レタントンローヤル館(八重垣)にお出で頂き有難うございます。今日ご紹介する映画は「ばるぼら」(2020)です。監督は手塚治虫の実子、手塚眞。
ブログ等で色々な批評を読んで鑑賞したので、私はこの作品、結構楽しむことが出来ました。
でも、少しだけ感想を述べると、もう少し上手く嘘をついて欲しいと。
映画そのものが、極論すれば嘘の塊で、それを観客にいかに真実らしく見せるのが監督の腕の見せ所と思います。
例えば、小説家美倉(稲垣吾郎)が新宿で、ばるぼら(二階堂ふみ)を拾い自分のマンションに連れて来るシーンがあります。私はこの部屋を見て、もっと上手く嘘をついてほしいと。
少し、全体にこだわりが足りないのでは? もっとセンスのある所を見せて欲しいと思います。お酒と万年筆だけでなく、こういう細かいところから映画は始まりますので。

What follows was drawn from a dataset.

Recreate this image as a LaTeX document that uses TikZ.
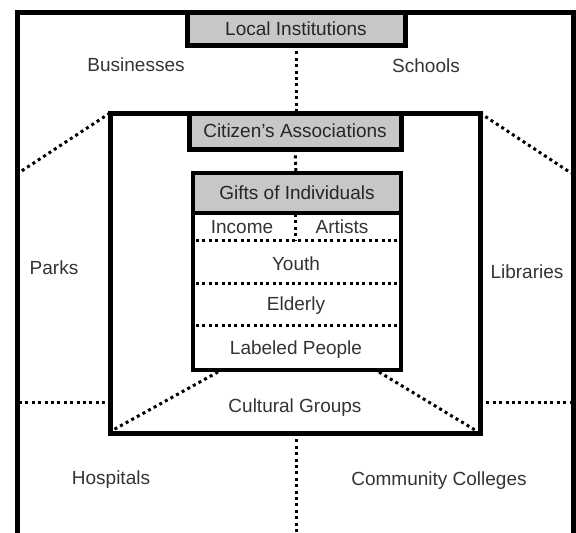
\documentclass[tikz,border=0pt]{standalone}
\usepackage{fontspec}
\setmainfont{Liberation Sans}
\begin{document}
\begin{tikzpicture}[x=1pt,y=-1pt,
  frame/.style={draw, line width=5pt, inner sep=0pt, outer sep=0pt},
  hdr/.style={frame, fill=black!22, text=black!85, font=\fontsize{19}{22}\selectfont},
  lbl/.style={text=black!80, font=\fontsize{19}{22}\selectfont, inner sep=0pt},
  dots/.style={line width=3pt, dash pattern=on 3pt off 3.4pt}]
\useasboundingbox (0,0) rectangle (576,533);
% boxes
\node[frame, minimum width=556pt, minimum height=523pt] (outer) at (295,273.5) {};
\node[frame, minimum width=370pt, minimum height=320pt] (mid) at (295,273) {};
\node[frame, line width=4.5pt, minimum width=208pt, minimum height=197pt] (inner) at (297,271.5) {};
\node[hdr, minimum width=218pt, minimum height=33pt] (li) at (296,28.5) {Local Institutions};
\node[hdr, minimum width=212pt, minimum height=36pt] (ca) at (295,131) {Citizen’s Associations};
\node[hdr, line width=4.5pt, minimum width=208pt, minimum height=40pt] (gi) at (297,193) {Gifts of Individuals};
% labels
\node[lbl] (bus) at (136,65) {Businesses};
\node[lbl] (sch) at (426,66) {Schools};
\node[lbl] (prk) at (54,268) {Parks};
\node[lbl] (lib) at (527,272) {Libraries};
\node[lbl] (hos) at (111,480) {Hospitals};
\node[lbl] (cc) at (439,481) {Community Colleges};
\node[lbl] (cg) at (295,408) {Cultural Groups};
\node[lbl] (inc) at (242,227) {Income};
\node[lbl] (art) at (342,227) {Artists};
\node[lbl] (you) at (296,264) {Youth};
\node[lbl] (eld) at (296,306) {Elderly};
\node[lbl] (lab) at (296,350) {Labeled People};
% coordinates for free ends
\coordinate (midtop) at (296,113);
\coordinate (intop) at (296,173);
\coordinate (midbot) at (296,433);
\coordinate (outbot) at (296,533);
\coordinate (ltl) at (20,172);
\coordinate (rtl) at (571,173);
\coordinate (lh1) at (19,402);
\coordinate (lh2) at (110,402);
\coordinate (rh1) at (480,402);
\coordinate (rh2) at (571,402);
\coordinate (ibl) at (218,372);
\coordinate (ibr) at (379,372);
\coordinate (mbl) at (113,430);
\coordinate (mbr) at (475,430);
\coordinate (d1a) at (196,240);
\coordinate (d1b) at (398,240);
\coordinate (d2a) at (196,283);
\coordinate (d2b) at (398,283);
\coordinate (d3a) at (196,325);
\coordinate (d3b) at (398,325);
\coordinate (gib) at (295,214);
\coordinate (gid) at (295,240);
% dotted connectors
\draw[dots] (li.south) -- (midtop);
\draw[dots] (ca.south) -- (intop);
\draw[dots] (midbot) -- (outbot);
\draw[dots] (mid.north west) -- (ltl);
\draw[dots] (mid.north east) -- (rtl);
\draw[dots] (lh1) -- (lh2);
\draw[dots] (rh1) -- (rh2);
\draw[dots] (ibl) -- (mbl);
\draw[dots] (ibr) -- (mbr);
\draw[dots] (d1a) -- (d1b);
\draw[dots] (d2a) -- (d2b);
\draw[dots] (d3a) -- (d3b);
\draw[dots] (gib) -- (gid);
\end{tikzpicture}
\end{document}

物語は、「マノン・レスコー」から始まるファム・ファタールですよね。トリフォ監督「暗くなるまでこの恋を(1969)」(ウィリアム・アイリッシュ『暗闇へのワルツ』)、特にルイ・マル監督「ダメージ(1992)」を参考に女性をもっと綺麗に撮って欲しいと思います。個人的には、ジュリエット・ビノッシュはこの作品が一番美しいのではと思っています。さすがルイ・マル監督です。
まあ、なんやかんや言っても男なんかこんなものです。惚れた女には弱いものです。
簡単に奈落の底に落ちてしまいます。落ちて楽しんでいる男も・・・
二階堂ふみ、結構頑張って演じていると思います。裸体、その肌、絡みの時の手の位置、下着等こだわりを持って撮って欲しいと思います。
撮影監督がクリストファー・ドイルと一流にもかかわらず、意外と平凡なのも気になります。彼らしくありません。彼が感じた21世紀の東京を表現して欲しかったと思います。
橋本一子の音楽は、クリストファ・コメダ(ロマン・ポランスキー監督の初期作品の映画音楽家)風、不気味なジャズ音楽はとても良いと思います。
監督自身が編集を行っていますが、もっと凝ってもらうと更に良くなるのではと思います。
バジェット、スケジュール等全責任を負う監督は大変だと思いますが、めげずに頑張って、少しでも良い作品を創り上げて欲しいと思います。 八点鍾
追記
興行成績もまずまずと聞いて安心しています。